[Problem statement] Write out all lines holding the word "this".

-------------------------

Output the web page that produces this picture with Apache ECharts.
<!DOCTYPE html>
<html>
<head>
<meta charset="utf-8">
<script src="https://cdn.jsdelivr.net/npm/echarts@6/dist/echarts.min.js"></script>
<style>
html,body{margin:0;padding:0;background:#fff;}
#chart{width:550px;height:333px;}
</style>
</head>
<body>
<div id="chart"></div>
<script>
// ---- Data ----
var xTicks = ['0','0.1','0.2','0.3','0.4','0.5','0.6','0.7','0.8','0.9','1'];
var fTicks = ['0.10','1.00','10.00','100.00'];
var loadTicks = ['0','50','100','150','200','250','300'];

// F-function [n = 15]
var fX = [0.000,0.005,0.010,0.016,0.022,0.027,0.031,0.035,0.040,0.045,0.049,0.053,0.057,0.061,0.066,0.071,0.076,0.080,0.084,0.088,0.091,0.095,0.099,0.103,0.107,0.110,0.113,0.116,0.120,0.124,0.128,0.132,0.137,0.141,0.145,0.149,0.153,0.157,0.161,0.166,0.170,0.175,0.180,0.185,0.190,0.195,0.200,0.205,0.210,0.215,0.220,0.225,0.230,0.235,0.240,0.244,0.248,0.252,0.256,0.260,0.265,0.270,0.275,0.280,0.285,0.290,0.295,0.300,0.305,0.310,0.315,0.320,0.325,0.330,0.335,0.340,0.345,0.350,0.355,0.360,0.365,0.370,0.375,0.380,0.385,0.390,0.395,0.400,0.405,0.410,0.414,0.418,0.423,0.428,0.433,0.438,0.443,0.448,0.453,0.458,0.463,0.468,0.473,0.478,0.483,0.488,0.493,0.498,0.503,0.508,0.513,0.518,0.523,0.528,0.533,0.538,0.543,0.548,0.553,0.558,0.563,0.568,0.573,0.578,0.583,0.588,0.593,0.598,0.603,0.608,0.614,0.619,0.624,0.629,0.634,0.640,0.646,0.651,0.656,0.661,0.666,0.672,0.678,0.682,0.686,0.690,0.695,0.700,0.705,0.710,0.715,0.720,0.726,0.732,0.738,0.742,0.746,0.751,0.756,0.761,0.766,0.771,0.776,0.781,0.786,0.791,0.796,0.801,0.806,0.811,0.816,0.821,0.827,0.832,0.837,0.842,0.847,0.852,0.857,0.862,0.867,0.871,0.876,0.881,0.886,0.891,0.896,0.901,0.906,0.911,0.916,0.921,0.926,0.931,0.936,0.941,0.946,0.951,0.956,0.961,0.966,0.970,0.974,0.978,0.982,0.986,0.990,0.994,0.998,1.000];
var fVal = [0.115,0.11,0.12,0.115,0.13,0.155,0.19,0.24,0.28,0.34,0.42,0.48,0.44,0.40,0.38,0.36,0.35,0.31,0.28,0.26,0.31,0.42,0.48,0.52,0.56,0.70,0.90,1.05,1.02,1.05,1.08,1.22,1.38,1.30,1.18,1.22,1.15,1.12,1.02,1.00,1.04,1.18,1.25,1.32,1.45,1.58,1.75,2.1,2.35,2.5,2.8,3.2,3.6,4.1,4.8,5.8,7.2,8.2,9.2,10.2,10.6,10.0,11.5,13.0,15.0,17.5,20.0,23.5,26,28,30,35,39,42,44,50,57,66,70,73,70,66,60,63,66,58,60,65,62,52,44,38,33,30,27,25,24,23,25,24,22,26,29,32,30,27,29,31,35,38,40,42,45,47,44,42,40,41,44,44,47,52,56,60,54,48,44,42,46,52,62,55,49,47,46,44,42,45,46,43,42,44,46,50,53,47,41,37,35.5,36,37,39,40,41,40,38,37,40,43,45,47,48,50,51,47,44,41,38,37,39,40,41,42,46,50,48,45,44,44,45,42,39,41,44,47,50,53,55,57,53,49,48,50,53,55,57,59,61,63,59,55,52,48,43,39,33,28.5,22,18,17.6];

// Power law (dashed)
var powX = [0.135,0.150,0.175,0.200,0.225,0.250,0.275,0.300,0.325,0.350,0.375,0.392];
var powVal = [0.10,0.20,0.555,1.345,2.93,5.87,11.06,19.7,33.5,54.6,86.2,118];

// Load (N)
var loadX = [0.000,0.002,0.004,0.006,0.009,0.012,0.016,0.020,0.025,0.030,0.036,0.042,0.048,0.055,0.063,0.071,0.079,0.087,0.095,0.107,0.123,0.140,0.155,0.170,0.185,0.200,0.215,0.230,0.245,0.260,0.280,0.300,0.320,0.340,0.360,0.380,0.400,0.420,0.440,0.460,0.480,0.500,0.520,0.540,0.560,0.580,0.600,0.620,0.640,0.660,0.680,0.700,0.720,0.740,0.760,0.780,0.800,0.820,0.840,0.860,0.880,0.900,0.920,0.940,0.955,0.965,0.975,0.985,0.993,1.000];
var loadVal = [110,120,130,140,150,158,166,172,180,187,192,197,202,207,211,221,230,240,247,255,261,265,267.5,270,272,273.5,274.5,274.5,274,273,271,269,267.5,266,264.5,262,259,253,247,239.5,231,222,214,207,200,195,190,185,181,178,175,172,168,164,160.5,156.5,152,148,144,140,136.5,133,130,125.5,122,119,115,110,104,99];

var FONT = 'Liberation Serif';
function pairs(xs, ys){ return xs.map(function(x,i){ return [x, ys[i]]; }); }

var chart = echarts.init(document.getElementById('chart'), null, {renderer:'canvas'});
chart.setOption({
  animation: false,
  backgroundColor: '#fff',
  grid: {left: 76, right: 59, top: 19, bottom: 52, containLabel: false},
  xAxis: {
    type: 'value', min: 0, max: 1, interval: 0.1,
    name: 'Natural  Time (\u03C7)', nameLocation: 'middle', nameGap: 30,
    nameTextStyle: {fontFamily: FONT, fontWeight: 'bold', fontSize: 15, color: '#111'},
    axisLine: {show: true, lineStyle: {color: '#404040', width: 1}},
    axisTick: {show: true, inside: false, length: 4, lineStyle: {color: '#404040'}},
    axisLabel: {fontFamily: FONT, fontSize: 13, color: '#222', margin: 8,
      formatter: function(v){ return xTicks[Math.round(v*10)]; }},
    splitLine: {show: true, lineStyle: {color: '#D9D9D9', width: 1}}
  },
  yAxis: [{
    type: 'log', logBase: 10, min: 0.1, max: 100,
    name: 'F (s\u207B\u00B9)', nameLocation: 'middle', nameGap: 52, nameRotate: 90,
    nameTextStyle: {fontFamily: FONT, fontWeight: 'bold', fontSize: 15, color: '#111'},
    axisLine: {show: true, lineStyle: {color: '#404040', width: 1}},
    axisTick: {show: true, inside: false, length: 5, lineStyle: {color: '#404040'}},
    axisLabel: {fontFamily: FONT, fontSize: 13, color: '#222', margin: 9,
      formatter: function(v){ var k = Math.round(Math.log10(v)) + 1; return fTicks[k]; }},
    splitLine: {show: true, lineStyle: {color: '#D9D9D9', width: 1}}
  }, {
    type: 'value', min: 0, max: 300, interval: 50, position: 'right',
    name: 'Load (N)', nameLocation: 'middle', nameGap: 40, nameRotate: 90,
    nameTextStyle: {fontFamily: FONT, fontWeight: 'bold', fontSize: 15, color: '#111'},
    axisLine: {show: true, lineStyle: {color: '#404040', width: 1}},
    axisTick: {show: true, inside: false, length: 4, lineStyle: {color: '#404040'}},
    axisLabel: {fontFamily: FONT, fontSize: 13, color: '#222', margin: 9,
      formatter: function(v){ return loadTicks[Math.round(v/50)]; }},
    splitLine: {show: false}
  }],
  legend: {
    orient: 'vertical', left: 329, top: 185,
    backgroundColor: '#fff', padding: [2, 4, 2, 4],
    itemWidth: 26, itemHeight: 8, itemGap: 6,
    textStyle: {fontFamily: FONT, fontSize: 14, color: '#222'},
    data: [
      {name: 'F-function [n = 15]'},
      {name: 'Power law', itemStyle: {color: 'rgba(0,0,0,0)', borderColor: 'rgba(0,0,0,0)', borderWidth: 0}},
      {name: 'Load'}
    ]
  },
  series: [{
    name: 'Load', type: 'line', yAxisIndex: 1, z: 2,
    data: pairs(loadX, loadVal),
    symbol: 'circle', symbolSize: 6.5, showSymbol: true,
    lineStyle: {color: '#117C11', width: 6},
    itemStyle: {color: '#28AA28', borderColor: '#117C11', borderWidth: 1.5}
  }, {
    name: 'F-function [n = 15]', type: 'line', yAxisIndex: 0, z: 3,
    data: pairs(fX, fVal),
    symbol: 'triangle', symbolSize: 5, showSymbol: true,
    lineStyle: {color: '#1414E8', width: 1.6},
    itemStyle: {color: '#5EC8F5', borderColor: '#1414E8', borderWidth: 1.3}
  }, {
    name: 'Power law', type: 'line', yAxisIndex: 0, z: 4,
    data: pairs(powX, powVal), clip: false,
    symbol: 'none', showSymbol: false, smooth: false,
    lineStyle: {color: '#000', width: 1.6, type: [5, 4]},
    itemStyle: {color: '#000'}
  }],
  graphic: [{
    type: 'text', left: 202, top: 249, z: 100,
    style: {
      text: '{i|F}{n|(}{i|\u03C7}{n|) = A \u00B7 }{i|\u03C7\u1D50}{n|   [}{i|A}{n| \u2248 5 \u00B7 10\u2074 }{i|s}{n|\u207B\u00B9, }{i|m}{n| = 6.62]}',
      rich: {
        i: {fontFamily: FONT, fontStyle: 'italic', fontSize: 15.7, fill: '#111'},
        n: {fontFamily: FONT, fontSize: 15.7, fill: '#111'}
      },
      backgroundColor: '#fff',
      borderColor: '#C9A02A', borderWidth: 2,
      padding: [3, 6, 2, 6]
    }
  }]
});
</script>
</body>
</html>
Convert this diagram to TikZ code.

-------------------------

[Expected answer]
Output the web page that produces this picture with Apache ECharts.
Convert this diagram to TikZ code.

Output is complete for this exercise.